Committed Source File Storage does not own:
- Selecting files, validating source types, validating file access, parsing source text, hashing file contents, or duplicate source checks.
- Assigning book numbers, chunk numbers, commit timestamps, or chunk IDs.
- Writing committed source rows, chunk rows, graph records, embeddings, route responses, or UI state.
- Deleting user-selected source files.
Normal Flow
Earlier ingestion preparation accepts a staged source batch by validating file type, file access, hash, duplicate status, parsing, and chunk preparation. Commit orchestration then passes the target world ID and the already-hashed accepted sources into Committed Source File Storage.
For each accepted source, this system generates a source ID, reads only the final filename component from the current source path for original-filename metadata, derives a conservative suffix, and prepares a final destination inside the world's sources/ folder. It returns prepared source file objects containing source ID, original filename, stored path, source type, source hash, and the file copy pair.
When commit orchestration is ready to write durable records, it can pass those prepared objects and a database-write callback into the rollback-aware wrapper. The wrapper delegates temporary copying, transaction control, final promotion, rollback, and cleanup to Commit Rollback and Cleanup Helper.
Inputs
Committed Source File Storage receives a committed world ID and accepted hashed staged sources. Each hashed source contains the current source file path, staged source file type, staging entry metadata, and source hash.
The wrapper receives an open world database connection, prepared committed source file objects, and a caller-owned database callback.
Outputs
The preparation step returns immutable prepared source file objects and does not write files or database records.

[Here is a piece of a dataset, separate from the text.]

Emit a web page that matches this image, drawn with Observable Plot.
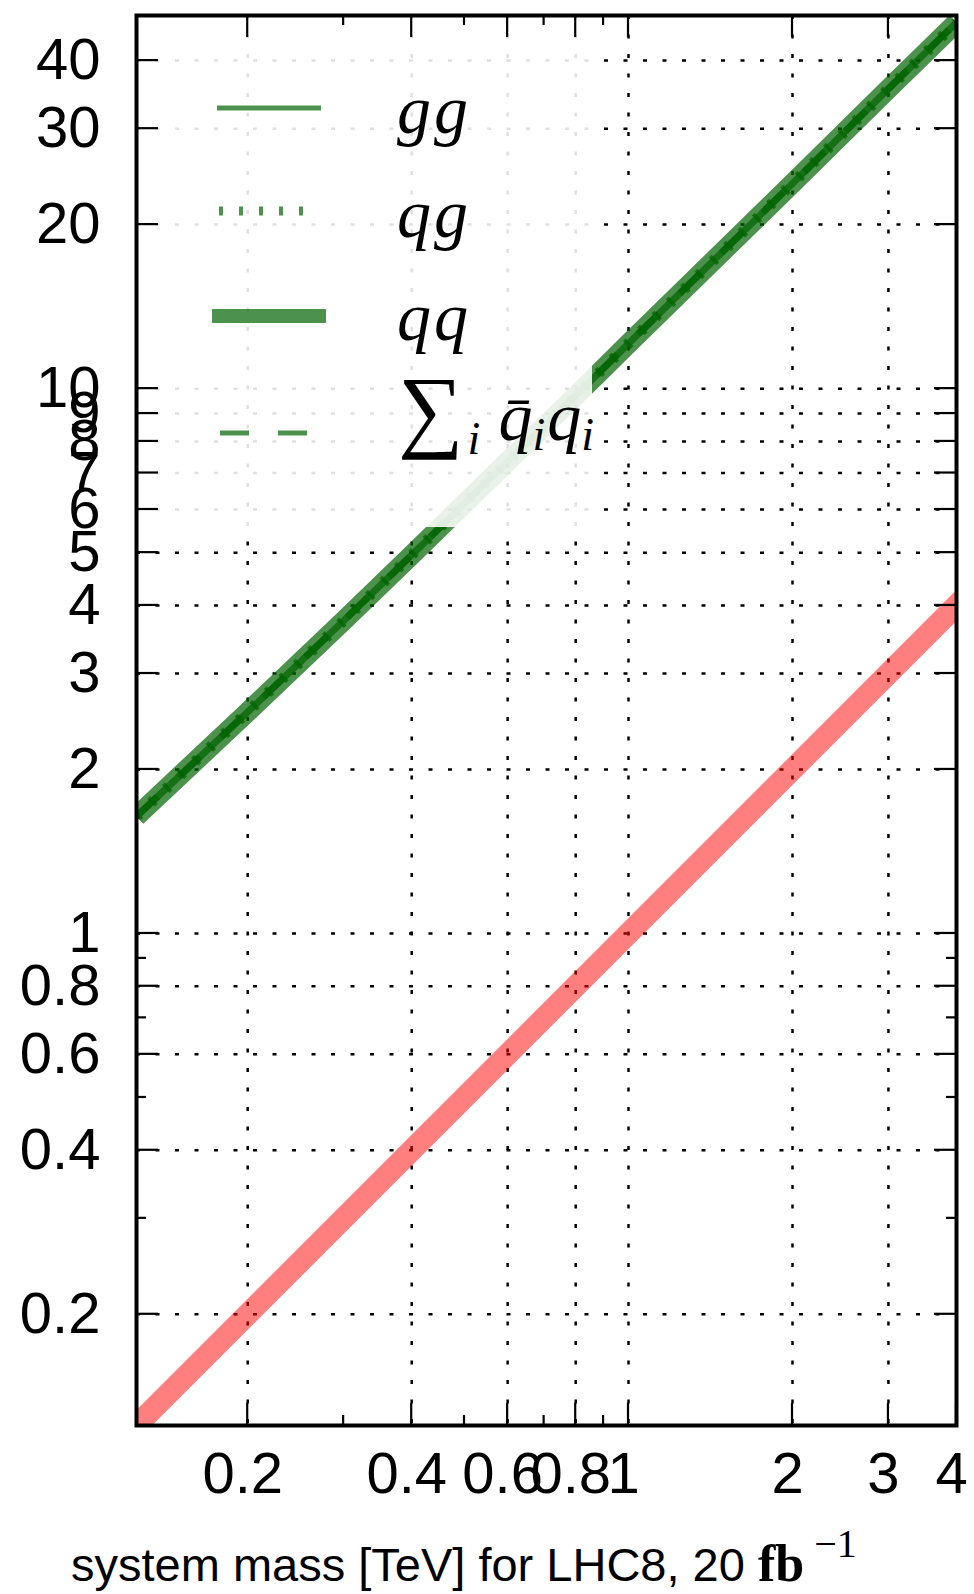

The commit wrapper copies source files into the committed world's sources/ folder only when the rollback helper reaches final file promotion. It returns the caller callback result after the helper commits the database transaction.
Failure Behavior
Invalid world IDs fail through the committed-world folder boundary before source destinations are prepared. Unsupported filename suffixes are ignored after a path-safe warning, allowing storage to continue with the generated ID alone.
Copy failures are logged at ERROR, abort the whole commit, and prevent the database callback from running. Database callback failures, file promotion failures, and commit failures are rolled back by the commit helper, which removes temporary files and any helper-promoted final files.

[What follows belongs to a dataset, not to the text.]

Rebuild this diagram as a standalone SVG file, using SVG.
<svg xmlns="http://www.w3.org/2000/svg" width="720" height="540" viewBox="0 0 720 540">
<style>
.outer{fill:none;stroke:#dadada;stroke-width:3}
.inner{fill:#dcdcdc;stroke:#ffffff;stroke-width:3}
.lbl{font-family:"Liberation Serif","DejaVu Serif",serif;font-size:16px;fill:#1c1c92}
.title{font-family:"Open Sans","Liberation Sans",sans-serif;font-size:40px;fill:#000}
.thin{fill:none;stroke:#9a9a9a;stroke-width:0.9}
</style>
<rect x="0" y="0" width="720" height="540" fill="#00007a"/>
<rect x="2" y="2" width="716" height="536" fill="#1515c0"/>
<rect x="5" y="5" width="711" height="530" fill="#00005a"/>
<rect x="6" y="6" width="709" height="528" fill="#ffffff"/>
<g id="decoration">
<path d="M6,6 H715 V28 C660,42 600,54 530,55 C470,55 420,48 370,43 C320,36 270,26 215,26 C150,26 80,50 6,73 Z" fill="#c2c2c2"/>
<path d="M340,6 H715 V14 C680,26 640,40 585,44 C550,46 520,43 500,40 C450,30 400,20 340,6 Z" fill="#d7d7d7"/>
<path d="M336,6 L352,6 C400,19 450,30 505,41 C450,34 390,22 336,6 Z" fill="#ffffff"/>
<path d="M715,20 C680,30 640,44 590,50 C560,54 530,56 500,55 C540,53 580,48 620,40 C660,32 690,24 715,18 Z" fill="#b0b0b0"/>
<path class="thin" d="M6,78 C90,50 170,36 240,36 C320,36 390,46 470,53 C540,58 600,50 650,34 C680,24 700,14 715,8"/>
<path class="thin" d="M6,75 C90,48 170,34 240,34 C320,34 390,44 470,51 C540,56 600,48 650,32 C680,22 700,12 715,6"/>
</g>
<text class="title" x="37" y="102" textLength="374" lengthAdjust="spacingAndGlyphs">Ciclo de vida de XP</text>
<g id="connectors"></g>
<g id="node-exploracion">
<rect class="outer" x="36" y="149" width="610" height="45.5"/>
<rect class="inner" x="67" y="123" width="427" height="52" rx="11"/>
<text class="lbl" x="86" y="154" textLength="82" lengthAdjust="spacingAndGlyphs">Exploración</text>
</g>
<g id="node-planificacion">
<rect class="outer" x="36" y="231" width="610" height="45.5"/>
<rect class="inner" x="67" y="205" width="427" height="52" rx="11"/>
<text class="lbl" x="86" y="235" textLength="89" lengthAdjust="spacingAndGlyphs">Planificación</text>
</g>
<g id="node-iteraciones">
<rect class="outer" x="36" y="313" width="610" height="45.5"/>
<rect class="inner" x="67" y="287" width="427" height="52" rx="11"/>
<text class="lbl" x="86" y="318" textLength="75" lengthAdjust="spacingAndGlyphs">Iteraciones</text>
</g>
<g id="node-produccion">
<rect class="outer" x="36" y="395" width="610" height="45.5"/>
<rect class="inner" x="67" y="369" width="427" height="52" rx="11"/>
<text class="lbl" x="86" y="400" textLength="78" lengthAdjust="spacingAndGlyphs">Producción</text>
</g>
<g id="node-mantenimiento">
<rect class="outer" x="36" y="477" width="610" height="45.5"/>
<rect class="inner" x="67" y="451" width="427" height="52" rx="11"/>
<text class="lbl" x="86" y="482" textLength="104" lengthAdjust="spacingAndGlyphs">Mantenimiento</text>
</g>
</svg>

Logs must not include raw selected paths, source filenames, source text, file bytes, local machine details, or user data.
System Interactions
Committed Source File Storage currently interacts with:
- Temporary Source Staging State, Staged Source Hash Preflight, and duplicate preflight, which prepare accepted source inputs before copy preparation.
- Committed World Folder Bootstrap, which resolves the target world's
sources/folder. - Commit Rollback and Cleanup Helper, which performs temporary copying, promotion, transaction control, rollback, and cleanup.

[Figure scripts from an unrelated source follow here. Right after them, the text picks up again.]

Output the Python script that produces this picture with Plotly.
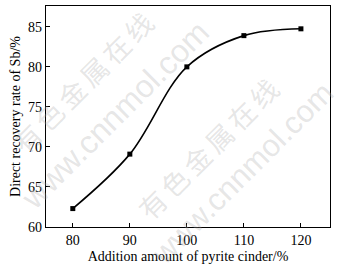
import plotly.graph_objects as go

addition = [80, 90, 100, 110, 120]
recovery = [62.3, 69.1, 80.0, 83.9, 84.75]

x_ticks = [80, 90, 100, 110, 120]
y_ticks = [60, 65, 70, 75, 80, 85]

W, H = 340, 278
L, R, T, B = 46, 10, 6, 51

fig = go.Figure()
fig.add_trace(go.Scatter(
    x=addition, y=recovery, mode="lines+markers",
    line=dict(color="black", width=1.6, shape="spline", smoothing=1.0),
    marker=dict(symbol="square", size=5, color="black"),
    showlegend=False,
))

font_serif = "Liberation Serif, Times New Roman, serif"

def paper(px, py):
    return (px - L) / (W - L - R), (H - B - py) / (H - T - B)

cn = "\u2006".join("有色金属在线")
wm = [
    (cn, 82, 82, 27, "Noto Sans CJK SC"),
    ("www.cnnmol.com", 115, 115, 32, "Liberation Sans, Arial, sans-serif"),
    (cn, 208, 149, 27, "Noto Sans CJK SC"),
    ("www.cnnmol.com", 242, 173, 31, "Liberation Sans, Arial, sans-serif"),
]
for txt, px, py, sz, fam in wm:
    xp, yp = paper(px, py)
    fig.add_annotation(
        x=xp, y=yp, xref="paper", yref="paper", text=txt, showarrow=False,
        xanchor="center", yanchor="middle",
        textangle=-45, font=dict(size=sz, color="rgba(170,170,170,0.3)", family=fam),
    )

fig.update_layout(
    width=W, height=H,
    margin=dict(l=L, r=R, t=T, b=B),
    paper_bgcolor="white", plot_bgcolor="white",
    font=dict(family=font_serif, size=14, color="black"),
    xaxis=dict(
        range=[75.3, 125.1], tickvals=x_ticks, ticks="inside", ticklen=4,
        tickcolor="black", showline=True, linecolor="black", linewidth=1.2,
        mirror=True, showgrid=False, zeroline=False,
        title=dict(text="Addition amount of pyrite cinder/%", standoff=4,
                   font=dict(size=14, family=font_serif)),
        tickfont=dict(size=14, family=font_serif),
    ),
    yaxis=dict(
        range=[60, 87.6], tickvals=y_ticks, ticks="inside", ticklen=4,
        tickcolor="black", showline=True, linecolor="black", linewidth=1.2,
        mirror=True, showgrid=False, zeroline=False,
        title=dict(text="Direct recovery rate of Sb/%", standoff=4,
                   font=dict(size=14, family=font_serif)),
        tickfont=dict(size=14, family=font_serif),
    ),
)

fig.write_html("out.html")
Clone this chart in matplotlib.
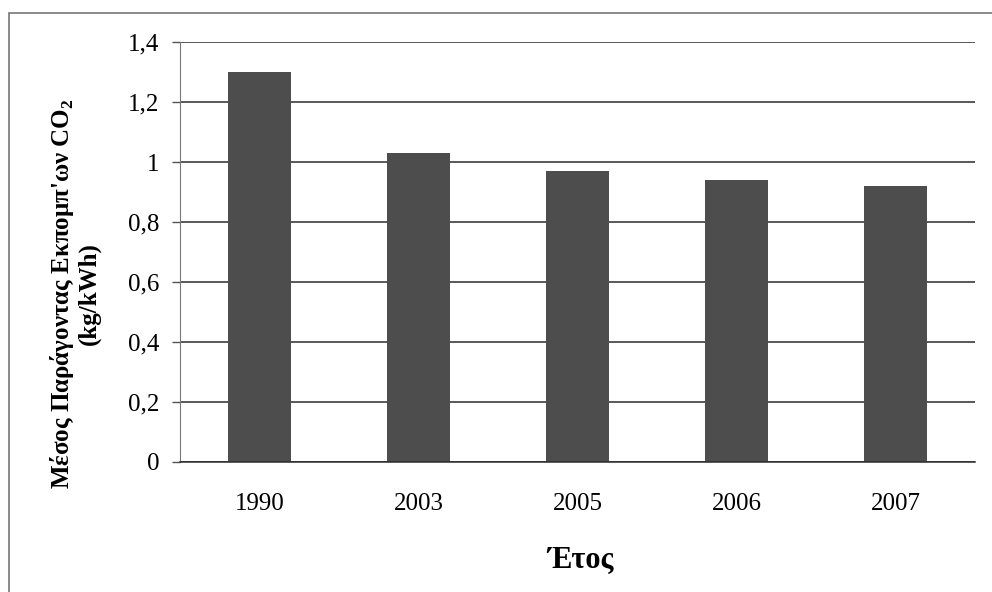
import matplotlib
matplotlib.use("Agg")
import matplotlib.pyplot as plt
from matplotlib.patches import Rectangle

plt.rcParams['font.family'] = ['Liberation Serif', 'DejaVu Serif']
plt.rcParams['mathtext.fontset'] = 'custom'
plt.rcParams['mathtext.rm'] = 'Liberation Serif'
plt.rcParams['mathtext.bf'] = 'Liberation Serif:bold'

# data
years = ["1990", "2003", "2005", "2006", "2007"]
emission_factor = [1.30, 1.03, 0.97, 0.94, 0.92]
y_ticks = [0, 0.2, 0.4, 0.6, 0.8, 1.0, 1.2, 1.4]
y_tick_labels = ["0", "0,2", "0,4", "0,6", "0,8", "1", "1,2", "1,4"]

fig = plt.figure(figsize=(9.92, 5.92), dpi=100)
ax = fig.add_axes([0.1815, 0.2196, 0.8015, 0.7094])

# outer frame (only left/top visible in the scan)
fig.patches.append(Rectangle((0.009, -0.05), 1.2, 1.05 - 13 / 592,
                             transform=fig.transFigure, fill=False,
                             edgecolor="#777777", linewidth=1.2))

ax.set_axisbelow(True)
ax.grid(axis="y", color="#2b2b2b", linewidth=1.1)
ax.bar(range(len(years)), emission_factor, width=0.4, color="#4d4d4d")

ax.set_xlim(-0.5, len(years) - 0.5)
ax.set_ylim(0, 1.4)
ax.set_yticks(y_ticks)
ax.set_yticklabels(y_tick_labels, fontsize=18)
ax.set_xticks(range(len(years)))
ax.set_xticklabels(years, fontsize=18)
ax.tick_params(axis="x", length=0, pad=22)
ax.tick_params(axis="y", length=6, width=1, color="#555555", pad=9)

for side in ("top", "right"):
    ax.spines[side].set_visible(False)
ax.spines["left"].set_color("#777777")
ax.spines["bottom"].set_color("#2b2b2b")
ax.spines["bottom"].set_linewidth(1.1)

ax.set_ylabel("Μέσος Παράγοντας Εκπομπ'ων CO$_\\mathbf{2}$\n(kg/kWh)",
              fontsize=18, fontweight="bold", linespacing=1.05)
ax.yaxis.set_label_coords(-0.1, 0.4)
ax.set_xlabel("Έτος", fontsize=22, fontweight="bold")
ax.xaxis.set_label_coords(0.503, -0.2)

fig.savefig("out.png", dpi=100)
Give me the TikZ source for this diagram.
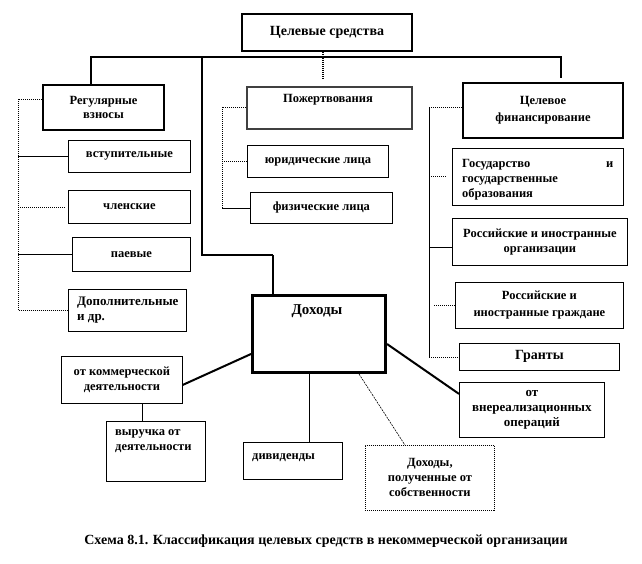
\documentclass[tikz,border=0pt]{standalone}
\usepackage{fontspec}
\setmainfont{Liberation Serif}
\begin{document}
\begin{tikzpicture}[x=1pt,y=-1pt,
  bx/.style={draw, line width=0.8pt, fill=white, anchor=north west, inner sep=0pt, align=center,
    font=\bfseries\fontsize{12.5}{15}\selectfont},
  hd/.style={bx, line width=2pt, font=\bfseries\fontsize{14}{17}\selectfont},
  txt/.style={inner sep=0pt, font=\bfseries\fontsize{12.5}{15}\selectfont},
  dots/.style={line width=0.8pt, dash pattern=on 1pt off 1pt},
  bus/.style={line width=2.4pt},
  thk/.style={line width=2pt},
  ln/.style={line width=0.8pt}]
\useasboundingbox (0,0) rectangle (642,564);
% top level
\node[hd, minimum width=170, minimum height=37] (top) at (241,13) {Целевые средства};
\node[hd, minimum width=121, minimum height=45, font=\bfseries\fontsize{12.5}{14}\selectfont] (reg) at (42,84) {Регулярные\\взносы};
\node[hd, draw=black!75, minimum width=165, minimum height=42] (pozh) at (246,86) {};
\node[txt] (pozhT) at (328,100) {Пожертвования};
\node[hd, minimum width=160, minimum height=55, font=\bfseries\fontsize{12.5}{17}\selectfont] (celfin) at (462,82) {Целевое\\финансирование};
% bus
\coordinate (busL) at (91,57);
\coordinate (busR) at (561,57);
\coordinate (busRend) at (561,78);
\coordinate (vL) at (202,57);
\coordinate (vK) at (202,255);
\coordinate (dohIn) at (273,255);
\coordinate (cd) at (323,80);
\draw[bus] (busL |- reg.north) -- (busL) -- (busR) -- (busRend);
\draw[thk] (vL) -- (vK) -- (dohIn);
\draw[line width=2.4pt, dash pattern=on 1pt off 1pt] (cd |- top.south) -- (cd);
% regular contributions
\node[bx, minimum width=122, minimum height=32] (vst) at (68,140) {вступительные};
\node[bx, minimum width=122, minimum height=33] (chl) at (68,190) {членские};
\node[bx, minimum width=118, minimum height=34] (pae) at (72,237) {паевые};
\node[bx, minimum width=118, minimum height=42] (dop) at (68,289) {};
\node[txt, anchor=west, align=left, font=\bfseries\fontsize{13}{15}\selectfont] (dopT) at (77,310) {Дополнительные\\и др.};
\coordinate (rb) at (18,99);
\draw[dots] (reg.west |- rb) -- (rb) -- (rb |- dop.west) -- (dop.west);
\draw[ln] (rb |- vst.west) -- (vst.west);
\draw[dots] (rb |- chl.west) -- ([xshift=-3pt]chl.west);
\draw[ln] (rb |- pae.west) -- (pae.west);
% donations
\node[bx, minimum width=141, minimum height=32] (yur) at (247,145) {юридические лица};
\node[bx, minimum width=142, minimum height=31] (fiz) at (250,192) {физические лица};
\coordinate (pb) at (222,107);
\draw[dots] (pozh.west |- pb) -- (pb) -- (pb |- fiz.west);
\draw[ln] (pb |- fiz.west) -- (fiz.west);
\draw[dots] (pb |- yur.west) -- (yur.west);
% targeted financing
\node[bx, minimum width=171, minimum height=57] (gos) at (452,148) {};
\node[txt, anchor=north west, align=left, font=\bfseries\fontsize{12.5}{15}\selectfont] (gosT) at (462,159) {\hbox to 151pt{Государство\hfill и}\\государственные\\образования};
\node[bx, minimum width=175, minimum height=47] (rosorg) at (452,218) {Российские и иностранные\\организации};
\node[bx, minimum width=168, minimum height=46, font=\bfseries\fontsize{12.5}{17}\selectfont] (rosgr) at (455,282) {Российские и\\иностранные граждане};
\node[bx, minimum width=160, minimum height=27, font=\bfseries\fontsize{14}{17}\selectfont] (granty) at (459,343) {Гранты};
\coordinate (cb) at (429,107);
\draw[dots] (celfin.west |- cb) -- (cb);
\draw[ln, line width=0.6pt] (cb) -- (cb |- granty.west);
\draw[dots] (cb |- granty.west) -- (granty.west);
\draw[dots] ([xshift=2pt]cb |- gos.west) -- ([xshift=-5pt]gos.west);
\draw[ln] ([yshift=-5pt]cb |- rosorg.west) -- ([yshift=-5pt]rosorg.west);
\draw[dots] ([xshift=5pt]cb |- rosgr.west) -- (rosgr.west);
% income
\node[bx, line width=3pt, minimum width=133, minimum height=77] (doh) at (251,294) {};
\node[txt, font=\bfseries\fontsize{15}{17}\selectfont] (dohT) at (317,311) {Доходы};
\draw[thk] (dohIn) -- (dohIn |- doh.north);
\node[bx, minimum width=121, minimum height=47] (kom) at (61,356) {от коммерческой\\деятельности};
\node[bx, minimum width=99, minimum height=60] (vyr) at (106,421) {};
\node[txt, anchor=north west, align=left] (vyrT) at (115,429) {выручка от\\деятельности};
\node[bx, minimum width=99, minimum height=37] (div) at (243,442) {};
\node[txt, anchor=west] (divT) at (252,458) {дивиденды};
\node[bx, dots, minimum width=129, minimum height=65] (sob) at (365,445) {Доходы,\\полученные от\\собственности};
\node[bx, minimum width=145, minimum height=55, font=\bfseries\fontsize{13}{15}\selectfont] (vner) at (459,382) {от\\внереализационных\\операций};
\draw[thk] ([yshift=20pt]doh.south west) -- ([yshift=-5pt]kom.east);
\draw[thk] ([yshift=-10pt]doh.east) -- ([yshift=16pt]vner.west);
\draw[ln] ([xshift=20pt]kom.south) -- ([xshift=20pt]kom.south |- vyr.north);
\draw[ln] ([xshift=-10pt]doh.south) -- ([xshift=-10pt]doh.south |- div.north);
\draw[line width=0.6pt, dash pattern=on 2pt off 1pt] ([xshift=40pt]doh.south) -- ([xshift=-25pt]sob.north);
% caption
\node[txt, font=\bfseries\fontsize{14}{16}\selectfont] (cap) at (326,541) {Схема 8.1. Классификация целевых средств в некоммерческой организации};
\end{tikzpicture}
\end{document}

- Committed Source Storage, which can receive the prepared source ID, original filename, stored path, file type, and hash during the same wider commit.
- Chunk Storage, which can be written by the same wider commit after source IDs and book numbers are known.
- The central logger, which records safe copy preparation, copy success, unsafe filename attempts, and copy failures.
It must stay separate from parser internals, splitter internals, staging mutation, committed source metadata validation, graph extraction, embeddings, retrieval, and UI rendering.
Current Edge Cases
Internal edge cases:
- Empty accepted batches return an empty prepared-source tuple and can run through the wrapper with no file copies.
- Original filenames are preserved only as metadata and never used as the stored filename.
- Uppercase safe suffixes are normalized to lowercase for stored filenames.
- Unsupported suffixes are omitted from the stored filename after a warning.
- Final destinations are checked to stay inside the world
sources/folder. - Duplicate final destinations and existing final files are rejected by the rollback helper before copying.
Cross-system edge cases:
- Copy preparation must run after source acceptance checks, not at selection time.
- A copied file must not be treated as committed until the rollback helper returns successfully.
- Committed source metadata and chunk rows must not be written when any source copy fails.
- Future source metadata writes must use the prepared original filename and stored path instead of recalculating them from user paths.
- Commit orchestration callbacks must not call self-committing storage helpers inside the rollback helper transaction.
Invariants
- Stored source copies must live under the committed world's
sources/folder. - Stored filenames must use generated source IDs, not original filenames.
- Original filenames must remain metadata only.
- File copying must happen during commit work, not at source selection time.
- File copy failure must abort the whole commit.
- Partial copies must not be exposed as committed source files.
- The system must not parse files, assign book numbers, or write committed database records by itself.
- Logs must avoid raw paths, filenames, source text, file bytes, and local machine details.
Implementation Landmarks
app/storage/committed_source_files.pyowns committed source file copy preparation and the rollback-aware source copy wrapper.app/ingestion/commit_cleanup.pyowns temporary copy, promotion, rollback, and cleanup mechanics.app/storage/world_folders.pyowns committed world source folder resolution.tests/test_committed_source_file_storage.pycovers committed source file storage behavior.
What AI/Coders Must Check Before Changing This System
Before editing Committed Source File Storage, check:
- Whether the change belongs in file copy preparation instead of staging, parsing, hashing, duplicate checks, book-number assignment, committed source metadata, chunk storage, graph extraction, retrieval, or UI.
- Whether copied files still remain invisible as committed sources until the wider commit succeeds.
- Whether source IDs remain the stored filename basis.
- Whether original filenames remain metadata only.
- Whether callback code still leaves transaction control to the rollback helper.
- Whether logs avoid raw paths, filenames, source text, file bytes, and local machine details.